In real, practical systems, it is not possible to produce a perfect impulse to serve as input for testing. Therefore, a brief pulse is used as an approximation of an impulse. Provided that the pulse is short compared to the impulse response, the result will be near enough to the true, theoretical, impulse response.
A very useful real application that demonstrates this idea was the development of impulse response loudspeaker testing in the 1980s which led to big improvements in loudspeaker design. Loudspeakers suffer from colouration, a defect unlike normal measured properties like frequency response. Colouration is caused by small delayed sounds that are the result of resonance, energy storage in the cone, the internal volume, or the enclosure panels vibrating. Colouration 'smears' the sound which reduces the 'clarity' and 'transparency.' Measuring the impulse response, which is a direct plot of this 'time-smearing' provided a tool for use in reducing resonances by the use of improved materials for cones and enclosures. Initially, short pulses were used, but the need to limit their amplitude to maintain the linearity of the system meant that the resulting output was very small and hard to distinguish from the noise. Later techniques therefore moved towards the use of other types of input, like maximal length sequences, and using computer processing to derive the impulse response. Recently this has led to graphical spectrogram plots that show delayed response against time for each frequency.
Impulse response is a very important concept in the design of digital filters for audio processing, because these differ from 'real' filters in often having a pre-echo, which the ear is not accustomed to.
Impulse response analysis is a major facet of radar, ultrasound imaging, and many areas of digital signal processing.

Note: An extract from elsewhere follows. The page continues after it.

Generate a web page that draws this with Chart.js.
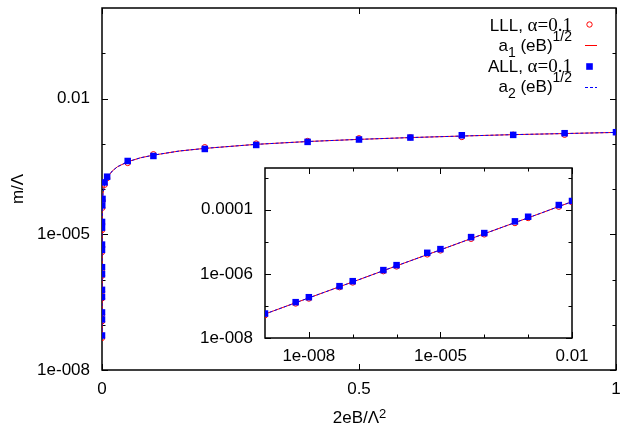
<!DOCTYPE html>
<html>
<head>
<meta charset="utf-8">
<script src="https://cdn.jsdelivr.net/npm/chart.js@4.4.0/dist/chart.umd.min.js"></script>
<style>
  body { margin: 0; background: #fff; }
  #wrap { position: relative; width: 621px; height: 426px; overflow: hidden; }
  #mainChart { position: absolute; left: 0; top: 0; }
  #insetChart { position: absolute; left: 180px; top: 158px; }
</style>
</head>
<body>
<div id="wrap">
  <canvas id="mainChart" width="621" height="426"></canvas>
  <canvas id="insetChart" width="420" height="218"></canvas>
</div>
<script>
// 2eB/Lambda^2 of the computed points
const fieldB = [1e-9, 5e-9, 1e-8, 5e-8, 1e-7, 5e-7, 1e-6, 5e-6, 1e-5, 5e-5, 1e-4, 5e-4, 1e-3, 5e-3, 1e-2,
  0.05, 0.1, 0.2, 0.3, 0.4, 0.5, 0.6, 0.7, 0.8, 0.9, 1.0];
// m/Lambda, LLL (red circles)
const massLLL = [5.13e-8, 1.19e-7, 1.70e-7, 3.84e-7, 5.38e-7, 1.21e-6, 1.70e-6, 4.04e-6, 5.38e-6, 1.24e-5, 1.70e-5, 3.84e-5, 5.51e-5, 1.24e-4, 1.74e-4,
  3.76e-4, 5.86e-4, 8.38e-4, 1.01e-3, 1.15e-3, 1.32e-3, 1.39e-3, 1.41e-3, 1.58e-3, 1.58e-3, 1.78e-3];
// m/Lambda, ALL (blue squares)
const massALL = [5.79e-8, 1.31e-7, 1.87e-7, 4.13e-7, 5.91e-7, 1.31e-6, 1.87e-6, 4.53e-6, 5.91e-6, 1.40e-5, 1.87e-5, 4.34e-5, 6.04e-5, 1.40e-4, 1.87e-4,
  4.16e-4, 5.37e-4, 7.67e-4, 9.40e-4, 1.10e-3, 1.24e-3, 1.37e-3, 1.54e-3, 1.57e-3, 1.71e-3, 1.80e-3];

// fit curves a1 (eB)^1/2 and a2 (eB)^1/2
const fitB = [1e-9, 1e-8, 1e-7, 1e-6, 1e-5, 1e-4, 1e-3, 0.002, 0.005, 0.01, 0.02, 0.03, 0.05, 0.075,
  0.1, 0.15, 0.2, 0.3, 0.4, 0.5, 0.6, 0.7, 0.8, 0.9, 1.0];
const fitA1 = [5.6e-8, 1.78e-7, 5.6e-7, 1.78e-6, 5.6e-6, 1.78e-5, 5.6e-5, 7.9e-5, 1.26e-4, 1.78e-4, 2.5e-4, 3.1e-4, 4.0e-4, 4.9e-4,
  5.6e-4, 6.9e-4, 7.9e-4, 9.7e-4, 1.12e-3, 1.25e-3, 1.37e-3, 1.48e-3, 1.59e-3, 1.68e-3, 1.78e-3];
const fitA2 = [5.6e-8, 1.78e-7, 5.6e-7, 1.78e-6, 5.6e-6, 1.78e-5, 5.6e-5, 7.9e-5, 1.26e-4, 1.78e-4, 2.5e-4, 3.1e-4, 4.0e-4, 4.9e-4,
  5.6e-4, 6.9e-4, 7.9e-4, 9.7e-4, 1.12e-3, 1.25e-3, 1.37e-3, 1.48e-3, 1.59e-3, 1.68e-3, 1.78e-3];

// tick labels
const mainXTicks = [0, 0.5, 1];
const mainXLabels = ['0', '0.5', '1'];
const mainYTicks = [1e-8, 1e-5, 1e-2];
const mainYLabels = ['1e-008', '1e-005', '0.01'];
const mainYMinor = [1e-7, 1e-6, 1e-4, 1e-3, 0.1];
const insetXTicks = [1e-8, 1e-5, 1e-2];
const insetXLabels = ['1e-008', '1e-005', '0.01'];
const insetXMinor = [1e-7, 1e-6, 1e-4, 1e-3];
const insetYTicks = [1e-8, 1e-6, 1e-4];
const insetYLabels = ['1e-008', '1e-006', '0.0001'];
const insetYMinor = [1e-7, 1e-5, 1e-3];

const RED = '#ff0000';
const BLUE = '#0000ff';
const SANS = "'Liberation Sans', Arial, sans-serif";
const SERIF = "'Liberation Serif', 'Times New Roman', serif";

Chart.defaults.font.family = SANS;
Chart.defaults.font.size = 17;
Chart.defaults.color = '#000';

function pts(xs, ys, maxX) {
  const out = [];
  xs.forEach((x, i) => { if (x <= maxX) out.push({ x: x, y: ys[i] }); });
  return out;
}

// frame and inward tick marks (gnuplot style)
const frameTicks = {
  id: 'frameTicks',
  beforeDatasetsDraw(chart, args, o) {
    const { ctx, chartArea: a } = chart;
    const xs = chart.scales.x, ys = chart.scales.y;
    ctx.save();
    ctx.strokeStyle = '#000';
    ctx.lineWidth = 1;
    ctx.beginPath();
    const xt = (list, len) => list.forEach(v => {
      const px = Math.round(xs.getPixelForValue(v)) + 0.5;
      ctx.moveTo(px, a.bottom); ctx.lineTo(px, a.bottom - len);
      ctx.moveTo(px, a.top); ctx.lineTo(px, a.top + len);
    });
    const yt = (list, len) => list.forEach(v => {
      const py = Math.round(ys.getPixelForValue(v)) + 0.5;
      ctx.moveTo(a.left, py); ctx.lineTo(a.left + len, py);
      ctx.moveTo(a.right, py); ctx.lineTo(a.right - len, py);
    });
    xt(o.xMajor, 6); xt(o.xMinor, 3.5);
    yt(o.yMajor, 6); yt(o.yMinor, 3.5);
    ctx.stroke();
    ctx.lineWidth = 1.5;
    ctx.strokeRect(a.left, a.top, a.right - a.left, a.bottom - a.top);
    ctx.restore();
  }
};

// text made of pieces (sub/superscripts, serif alpha)
function richWidth(ctx, parts) {
  let w = 0;
  parts.forEach(p => { ctx.font = p.f; w += ctx.measureText(p.t).width; });
  return w;
}
function drawRich(ctx, parts, x, y) {
  parts.forEach(p => {
    ctx.font = p.f;
    ctx.fillText(p.t, x, y + (p.dy || 0));
    x += ctx.measureText(p.t).width;
  });
}

const labelsPlugin = {
  id: 'labelsPlugin',
  afterDraw(chart) {
    const ctx = chart.ctx;
    const big = '17px ' + SANS, small = '14px ' + SANS, greek = '19px ' + SERIF;
    ctx.save();
    ctx.fillStyle = '#000';
    ctx.textAlign = 'left';
    ctx.textBaseline = 'alphabetic';

    // key, right aligned text
    const rows = [
      [{ t: 'LLL, ', f: big }, { t: 'α=0.1', f: greek }],
      [{ t: 'a', f: big }, { t: '1', f: small, dy: 6 }, { t: ' (eB)', f: big }, { t: '1/2', f: small, dy: -10 }],
      [{ t: 'ALL, ', f: big }, { t: 'α=0.1', f: greek }],
      [{ t: 'a', f: big }, { t: '2', f: small, dy: 6 }, { t: ' (eB)', f: big }, { t: '1/2', f: small, dy: -10 }]
    ];
    const base = [30.7, 51.2, 71.7, 92.2];
    rows.forEach((r, i) => drawRich(ctx, r, 572 - richWidth(ctx, r), base[i]));

    const sx = 589.5;
    ctx.lineWidth = 1;
    ctx.strokeStyle = RED;
    ctx.beginPath(); ctx.arc(sx, 24.5, 2.7, 0, Math.PI * 2); ctx.stroke();
    ctx.beginPath(); ctx.moveTo(585, 45.5); ctx.lineTo(597, 45.5); ctx.stroke();
    ctx.fillStyle = BLUE;
    ctx.fillRect(sx - 3.3, 66.5 - 3.3, 6.6, 6.6);
    ctx.strokeStyle = BLUE;
    ctx.setLineDash([3, 2]);
    ctx.beginPath(); ctx.moveTo(585, 87.5); ctx.lineTo(597, 87.5); ctx.stroke();
    ctx.setLineDash([]);

    // axis titles
    ctx.fillStyle = '#000';
    const xt = [{ t: '2eB/Λ', f: big }, { t: '2', f: '13px ' + SANS, dy: -5 }];
    drawRich(ctx, xt, 359.5 - richWidth(ctx, xt) / 2, 422.5);

    ctx.font = big;
    ctx.translate(18.5, 189);
    ctx.rotate(-Math.PI / 2);
    ctx.textAlign = 'center';
    ctx.textBaseline = 'middle';
    ctx.fillText('m/Λ', 0, 0);
    ctx.restore();
  }
};

function axis(type, min, max, ticks, labels, pad, size) {
  return {
    type: type, min: min, max: max,
    grid: { display: false, drawTicks: false },
    border: { display: false },
    afterBuildTicks: s => { s.ticks = ticks.map(v => ({ value: v })); },
    // fixed box size, no extra room for edge labels
    afterFit: s => {
      if (s.isHorizontal()) s.height = size; else s.width = size;
      s.paddingLeft = s.paddingRight = s.paddingTop = s.paddingBottom = 0;
    },
    ticks: { autoSkip: false, maxRotation: 0, padding: pad, callback: (v, i) => labels[i] }
  };
}

function datasets(maxX) {
  return [
    {
      label: 'LLL, α=0.1', data: pts(fieldB, massLLL, maxX),
      pointStyle: 'circle', pointRadius: 2.7, borderWidth: 1,
      borderColor: RED, backgroundColor: 'rgba(0,0,0,0)', order: 4
    },
    {
      label: 'a1 (eB)^1/2', data: pts(fitB, fitA1, maxX), showLine: true,
      borderColor: RED, backgroundColor: RED, borderWidth: 1, pointRadius: 0, order: 3
    },
    {
      label: 'ALL, α=0.1', data: pts(fieldB, massALL, maxX),
      pointStyle: 'rect', pointRadius: 4.6, borderWidth: 0,
      borderColor: BLUE, backgroundColor: BLUE, order: 2
    },
    {
      label: 'a2 (eB)^1/2', data: pts(fitB, fitA2, maxX), showLine: true,
      borderColor: BLUE, backgroundColor: BLUE, borderWidth: 1, borderDash: [3, 2], pointRadius: 0, order: 1
    }
  ];
}

const common = {
  responsive: false,
  animation: false,
  devicePixelRatio: 1,
  events: []
};

// main plot
new Chart(document.getElementById('mainChart'), {
  type: 'scatter',
  data: { datasets: datasets(1) },
  options: Object.assign({}, common, {
    layout: { padding: { top: 8, right: 4, left: 0, bottom: 0 } },
    scales: {
      x: axis('linear', 0, 1, mainXTicks, mainXLabels, 9, 56),
      y: axis('logarithmic', 1e-8, 1, mainYTicks, mainYLabels, 12, 102)
    },
    plugins: {
      legend: { display: false },
      tooltip: { enabled: false },
      frameTicks: { xMajor: mainXTicks, xMinor: [], yMajor: mainYTicks, yMinor: mainYMinor }
    }
  }),
  plugins: [frameTicks, labelsPlugin]
});

// inset, log-log
new Chart(document.getElementById('insetChart'), {
  type: 'scatter',
  data: { datasets: datasets(0.01) },
  options: Object.assign({}, common, {
    layout: { padding: { top: 10, right: 28, left: 0, bottom: 0 } },
    scales: {
      x: axis('logarithmic', 1e-9, 1e-2, insetXTicks, insetXLabels, 8, 38),
      y: axis('logarithmic', 1e-8, 2e-3, insetYTicks, insetYLabels, 12, 85)
    },
    plugins: {
      legend: { display: false },
      tooltip: { enabled: false },
      frameTicks: { xMajor: insetXTicks, xMinor: insetXMinor, yMajor: insetYTicks, yMinor: insetYMinor }
    }
  }),
  plugins: [frameTicks]
});
</script>
</body>
</html>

An interesting example would be broadband internet connections. Where once it was only possible to get 4 kHz speech signal over a local telephone wire, or data at 300 bit/s using a modem, it is now commonplace to pass 2 Mb/s over these same wires, largely because of 'adaptive equalisation' which processes out the time smearing and echoes on the line.
In control theory the impulse response is the response of a system to a Dirac delta input. This proves useful in the analysis of dynamic systems: the Laplace transform of the delta function is 1, so the impulse response is equivalent to the inverse Laplace transform of the system's transfer function.